#### [What you need to do]
Leave out the pictures, and write out exactly the lines from the beginning of the material to the line holding "0.17, 0.0195, 0.0037]", that line included, and nothing else.

#### [Information shown]

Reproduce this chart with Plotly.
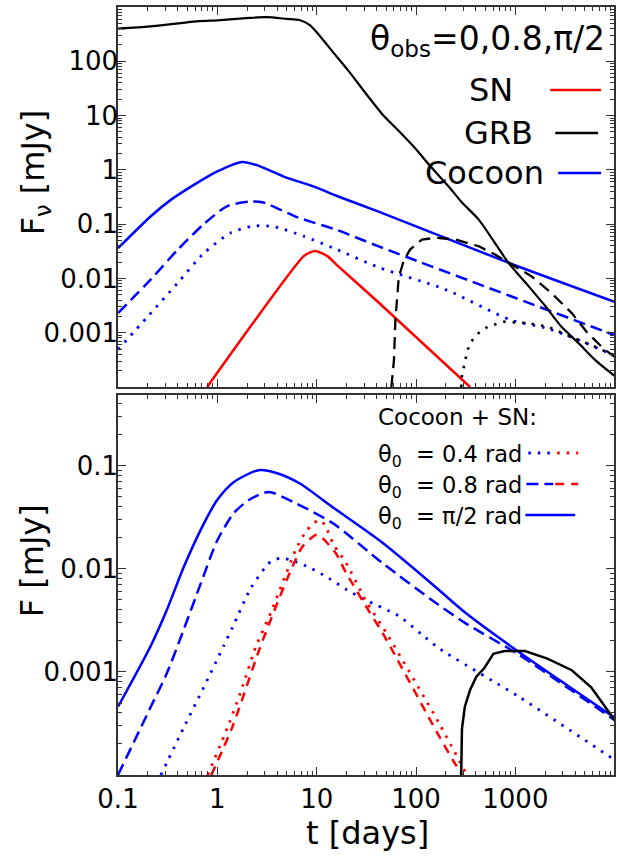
import plotly.graph_objects as go

# ---------------- data ----------------
# Top panel: theta_obs = 0 (solid), 0.8 (dashed), pi/2 (dotted)
t_grb_0 = [0.1, 0.21, 0.66, 1.0, 2.1, 3.1, 5.0, 6.7, 8.4, 9.8, 14.4, 21, 31, 46, 67, 98, 144, 212, 290, 430, 850, 1350, 2000, 2900, 4300, 6300, 9200, 10000]
F_grb_0 = [400, 440, 550, 569, 630, 650, 605, 575, 474, 357, 152, 66, 26, 10.5, 5.2, 2.5, 1.09, 0.50, 0.25, 0.12, 0.0195, 0.0073, 0.0031, 0.0013, 6.5e-4, 3.2e-4, 1.8e-4, 1.6e-4]

t_grb_08 = [56.5, 60, 62, 67, 75, 87, 115, 157, 250, 430, 625, 910, 1450, 2300, 3700, 5300, 7900, 10000]
F_grb_08 = [1e-4, 3.2e-4, 0.0017, 0.0105, 0.021, 0.034, 0.052, 0.056, 0.052, 0.039, 0.0275, 0.018, 0.011, 0.0054, 0.0023, 0.001, 4.9e-4, 3.6e-4]

t_grb_pi2 = [285, 290, 325, 350, 430, 530, 780, 1330, 2100, 2900, 4300, 5800, 8500, 10000]
F_grb_pi2 = [1e-4, 1.6e-4, 4.3e-4, 6.5e-4, 0.001, 0.0013, 0.0016, 0.0015, 0.0013, 0.001, 7.4e-4, 5.9e-4, 4.3e-4, 3.8e-4]

t_coc_0 = [0.1, 0.214, 0.34, 0.58, 1.0, 1.78, 2.5, 4.6, 10, 16, 42, 850, 10000]
F_coc_0 = [0.036, 0.14, 0.28, 0.53, 0.94, 1.40, 1.22, 0.76, 0.47, 0.33, 0.17, 0.0195, 0.0037]

t_coc_08 = [0.1, 0.214, 0.4, 0.73, 1.26, 2.16, 2.9, 6.3, 16, 42, 10000]
F_coc_08 = [0.0023, 0.0096, 0.034, 0.1, 0.215, 0.26, 0.25, 0.135, 0.078, 0.039, 9e-4]

t_coc_pi2 = [0.1, 0.2, 0.4, 0.73, 1.36, 2.3, 3.7, 7.4, 15.4, 42, 196, 910, 2000, 4300, 8500, 10000]
F_coc_pi2 = [4.9e-4, 0.002, 0.0083, 0.029, 0.069, 0.092, 0.090, 0.060, 0.035, 0.016, 0.0063, 0.0017, 0.00123, 7.4e-4, 4.3e-4, 3.8e-4]

t_sn = [0.79, 7.4, 8.5, 9.7, 12.7, 16, 42, 350]
F_sn = [1e-4, 0.0257, 0.030, 0.032, 0.026, 0.0176, 0.0036, 1e-4]

# Bottom panel: Cocoon + SN for theta_0 = 0.4, 0.8, pi/2
t_b_pi2 = [0.1, 0.214, 0.31, 0.46, 0.68, 1.0, 1.47, 2.6, 4.0, 6.7, 14.4, 46, 144, 310, 1050, 10000]
F_b_pi2 = [4.6e-4, 0.0018, 0.004, 0.0105, 0.024, 0.047, 0.070, 0.091, 0.085, 0.068, 0.040, 0.018, 0.0072, 0.0038, 0.0016, 3.6e-4]

t_b_08 = [0.1, 0.214, 0.31, 0.46, 0.68, 1.0, 1.47, 2.1, 3.3, 5.7, 14.4, 46, 144, 310, 1050, 10000]
F_b_08 = [1e-4, 4.6e-4, 9.7e-4, 0.0026, 0.0072, 0.019, 0.035, 0.047, 0.056, 0.045, 0.028, 0.0114, 0.005, 0.003, 0.0015, 3.4e-4]

t_b_04 = [0.27, 0.46, 0.73, 1.16, 1.42, 2.17, 3.45, 4.35, 5.5, 8.7, 13.3, 20, 31, 67, 115, 170, 1100, 10000]
F_b_04 = [1e-4, 2.9e-4, 7.1e-4, 0.0018, 0.0027, 0.0065, 0.0118, 0.0127, 0.0122, 0.0102, 0.0081, 0.0063, 0.005, 0.0035, 0.0023, 0.0017, 5.7e-4, 1.4e-4]

t_sn_04 = [0.80, 1.32, 1.79, 2.44, 3.32, 4.52, 6.15, 7.76, 9.4, 10.5, 12.0, 14.9, 19.5, 31, 53, 170, 325]
F_sn_04 = [1e-4, 3.2e-4, 7.2e-4, 0.00176, 0.00344, 0.00726, 0.0153, 0.023, 0.0278, 0.030, 0.027, 0.017, 0.0117, 0.005, 0.0022, 3.2e-4, 1e-4]

t_sn_08 = [0.87, 1.42, 2.64, 3.88, 5.69, 7.2, 9.8, 11.0, 15.6, 19.5, 33, 46, 170, 240, 290]
F_sn_08 = [1e-4, 2.95e-4, 0.00164, 0.0043, 0.0105, 0.0165, 0.0214, 0.0206, 0.0142, 0.0094, 0.004, 0.0024, 2.4e-4, 1.35e-4, 1e-4]

t_grb_b = [285, 290, 310, 350, 405, 490, 600, 780, 1250, 2100, 3700, 5800, 10000]
F_grb_b = [1e-4, 2.8e-4, 4.6e-4, 6.7e-4, 9e-4, 0.0011, 0.0015, 0.0016, 0.0016, 0.00135, 0.00104, 7.1e-4, 3.4e-4]

x_ticks = [0.1, 1, 10, 100, 1000]
x_ticktext = ["0.1", "1", "10", "100", "1000"]
y_top_ticks = [0.001, 0.01, 0.1, 1, 10, 100]
y_top_ticktext = ["0.001", "0.01", "0.1", "1", "10", "100"]
y_bot_ticks = [0.001, 0.01, 0.1]
y_bot_ticktext = ["0.001", "0.01", "0.1"]

# ---------------- styling ----------------
BLUE = "#0000ff"
RED = "#ff0000"
BLACK = "#000000"
DOT = "2.5px,7px"
DASH = "12px,6px"
FONT = "DejaVu Sans"
AX = "#333333"

fig = go.Figure()


def add(t, F, color, dash, width, xa, ya, smooth=True):
    line = dict(color=color, dash=dash, width=width)
    if smooth:
        line.update(shape="spline", smoothing=0.7)
    fig.add_trace(go.Scatter(x=t, y=F, mode="lines", line=line,
                             xaxis=xa, yaxis=ya, showlegend=False, hoverinfo="skip"))


# top panel
add(t_sn, F_sn, RED, "solid", 2.5, "x2", "y2")
add(t_coc_pi2, F_coc_pi2, BLUE, DOT, 2.8, "x2", "y2")
add(t_coc_08, F_coc_08, BLUE, DASH, 2.5, "x2", "y2")
add(t_coc_0, F_coc_0, BLUE, "solid", 2.5, "x2", "y2")
add(t_grb_pi2, F_grb_pi2, BLACK, DOT, 2.6, "x2", "y2", smooth=False)
add(t_grb_08, F_grb_08, BLACK, "12px,7px", 2.3, "x2", "y2", smooth=False)
add(t_grb_0, F_grb_0, BLACK, "solid", 2.2, "x2", "y2")

# bottom panel
add(t_b_04, F_b_04, BLUE, DOT, 2.8, "x", "y")
add(t_b_08, F_b_08, BLUE, DASH, 2.5, "x", "y")
add(t_b_pi2, F_b_pi2, BLUE, "solid", 2.5, "x", "y")
add(t_sn_04, F_sn_04, RED, DOT, 2.8, "x", "y")
add(t_sn_08, F_sn_08, RED, "9px,7px", 2.5, "x", "y")
add(t_grb_b, F_grb_b, BLACK, "solid", 2.5, "x", "y", smooth=False)

minor_x = [k * 10.0 ** e for e in range(-1, 4) for k in range(2, 10)]
minor_y_top = [k * 10.0 ** e for e in range(-4, 3) for k in range(2, 10)]
minor_y_bot = [k * 10.0 ** e for e in range(-4, 0) for k in range(2, 10)]

common = dict(type="log", showline=True, linecolor=AX, linewidth=1.5, mirror="allticks",
              ticks="inside", ticklen=8, tickwidth=1.2, tickcolor=AX,
              showgrid=False, zeroline=False,
              tickfont=dict(family=FONT, size=26, color="black"))

fig.update_layout(
    width=617, height=856,
    margin=dict(l=118, r=1, t=7, b=81),
    paper_bgcolor="white", plot_bgcolor="white",
    font=dict(family=FONT, color="black"),
    xaxis=dict(common, range=[-1, 3.993], anchor="y", domain=[0, 1],
               tickmode="array", tickvals=x_ticks, ticktext=x_ticktext,
               minor=dict(tickmode="array", tickvals=minor_x, ticks="inside", ticklen=4, tickcolor=AX, showgrid=False)),
    xaxis2=dict(common, range=[-1, 3.993], anchor="y2", domain=[0, 1], matches="x",
                tickmode="array", tickvals=x_ticks, showticklabels=False,
                minor=dict(tickmode="array", tickvals=minor_x, ticks="inside", ticklen=4, tickcolor=AX, showgrid=False)),
    yaxis=dict(common, range=[-4, -0.311], anchor="x", domain=[0, 0.4948], ticklabelstandoff=-7,
               tickmode="array", tickvals=y_bot_ticks, ticktext=y_bot_ticktext,
               minor=dict(tickmode="array", tickvals=minor_y_bot, ticks="inside", ticklen=4, tickcolor=AX, showgrid=False)),
    yaxis2=dict(common, range=[-4, 3], anchor="x2", domain=[0.5052, 1], ticklabelstandoff=-7,
                tickmode="array", tickvals=y_top_ticks, ticktext=y_top_ticktext,
                minor=dict(tickmode="array", tickvals=minor_y_top, ticks="inside", ticklen=4, tickcolor=AX, showgrid=False)),
)

# ---- axis titles (annotations) ----
def px_x(sx):
    return (sx - 118) / 498.0


def px_y(sy):
    return (775 - sy) / 768.0


ann = []
ann.append(dict(text="F<sub>ν</sub> [mJy]", x=px_x(35), y=px_y(172), xref="paper", yref="paper",
                textangle=-90, showarrow=False, font=dict(size=32, family=FONT), xanchor="center", yanchor="middle"))
ann.append(dict(text="F [mJy]", x=px_x(32), y=px_y(561), xref="paper", yref="paper",
                textangle=-90, showarrow=False, font=dict(size=32, family=FONT), xanchor="center", yanchor="middle"))
ann.append(dict(text="t [days]", x=px_x(369), y=px_y(833), xref="paper", yref="paper",
                showarrow=False, font=dict(size=32, family=FONT), xanchor="center", yanchor="middle"))

# ---- top legend ----
ann.append(dict(text="θ<sub>obs</sub>=0,0.8,π/2", x=px_x(609), y=px_y(40), xref="paper", yref="paper",
                showarrow=False, font=dict(size=33, family=FONT), xanchor="right", yanchor="middle"))
top_leg = [("SN", RED, 517, 90, 552, 603), ("GRB", BLACK, 537, 133, 557, 600), ("Cocoon", BLUE, 548, 173, 560, 603)]
shapes = []
for lab, col, xr, yc, l0, l1 in top_leg:
    ann.append(dict(text=lab, x=px_x(xr), y=px_y(yc), xref="paper", yref="paper", showarrow=False,
                    font=dict(size=32, family=FONT), xanchor="right", yanchor="middle"))
    shapes.append(dict(type="line", xref="paper", yref="paper", x0=px_x(l0), x1=px_x(l1),
                       y0=px_y(yc), y1=px_y(yc), line=dict(color=col, width=2.5)))

# ---- bottom legend ----
ann.append(dict(text="Cocoon + SN:", x=px_x(377), y=px_y(417), xref="paper", yref="paper", showarrow=False,
                font=dict(size=23, family=FONT), xanchor="left", yanchor="middle"))
bot_leg = [("θ<sub>0</sub>\u00a0\u00a0= 0.4 rad", 453, DOT, DOT, 530, 557, 580),
           ("θ<sub>0</sub>\u00a0\u00a0= 0.8 rad", 484, DASH, "9px,7px", 528, 555, 580),
           ("θ<sub>0</sub>\u00a0\u00a0= π/2 rad", 515, "solid", None, 527, 577, 577)]
for lab, yc, d1, d2, a, b, c in bot_leg:
    ann.append(dict(text=lab, x=px_x(377), y=px_y(yc + 3), xref="paper", yref="paper", showarrow=False,
                    font=dict(size=22.5, family=FONT), xanchor="left", yanchor="middle"))
    shapes.append(dict(type="line", xref="paper", yref="paper", x0=px_x(a), x1=px_x(b),
                       y0=px_y(yc), y1=px_y(yc), line=dict(color=BLUE, width=2.8 if d1 == DOT else 2.5, dash=d1)))
    if d2 is not None:
        shapes.append(dict(type="line", xref="paper", yref="paper", x0=px_x(b + 2), x1=px_x(c),
                           y0=px_y(yc), y1=px_y(yc), line=dict(color=RED, width=2.8 if d2 == DOT else 2.5, dash=d2)))

fig.update_layout(annotations=ann, shapes=shapes)

fig.write_html("out.html", config={"displayModeBar": False},
               post_script="document.body.style.margin='0';document.body.style.overflow='hidden';")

#### [Written solution]
Reproduce this chart with Plotly.
import plotly.graph_objects as go

# ---------------- data ----------------
# Top panel: theta_obs = 0 (solid), 0.8 (dashed), pi/2 (dotted)
t_grb_0 = [0.1, 0.21, 0.66, 1.0, 2.1, 3.1, 5.0, 6.7, 8.4, 9.8, 14.4, 21, 31, 46, 67, 98, 144, 212, 290, 430, 850, 1350, 2000, 2900, 4300, 6300, 9200, 10000]
F_grb_0 = [400, 440, 550, 569, 630, 650, 605, 575, 474, 357, 152, 66, 26, 10.5, 5.2, 2.5, 1.09, 0.50, 0.25, 0.12, 0.0195, 0.0073, 0.0031, 0.0013, 6.5e-4, 3.2e-4, 1.8e-4, 1.6e-4]

t_grb_08 = [56.5, 60, 62, 67, 75, 87, 115, 157, 250, 430, 625, 910, 1450, 2300, 3700, 5300, 7900, 10000]
F_grb_08 = [1e-4, 3.2e-4, 0.0017, 0.0105, 0.021, 0.034, 0.052, 0.056, 0.052, 0.039, 0.0275, 0.018, 0.011, 0.0054, 0.0023, 0.001, 4.9e-4, 3.6e-4]

t_grb_pi2 = [285, 290, 325, 350, 430, 530, 780, 1330, 2100, 2900, 4300, 5800, 8500, 10000]
F_grb_pi2 = [1e-4, 1.6e-4, 4.3e-4, 6.5e-4, 0.001, 0.0013, 0.0016, 0.0015, 0.0013, 0.001, 7.4e-4, 5.9e-4, 4.3e-4, 3.8e-4]

t_coc_0 = [0.1, 0.214, 0.34, 0.58, 1.0, 1.78, 2.5, 4.6, 10, 16, 42, 850, 10000]
F_coc_0 = [0.036, 0.14, 0.28, 0.53, 0.94, 1.40, 1.22, 0.76, 0.47, 0.33, 0.17, 0.0195, 0.0037]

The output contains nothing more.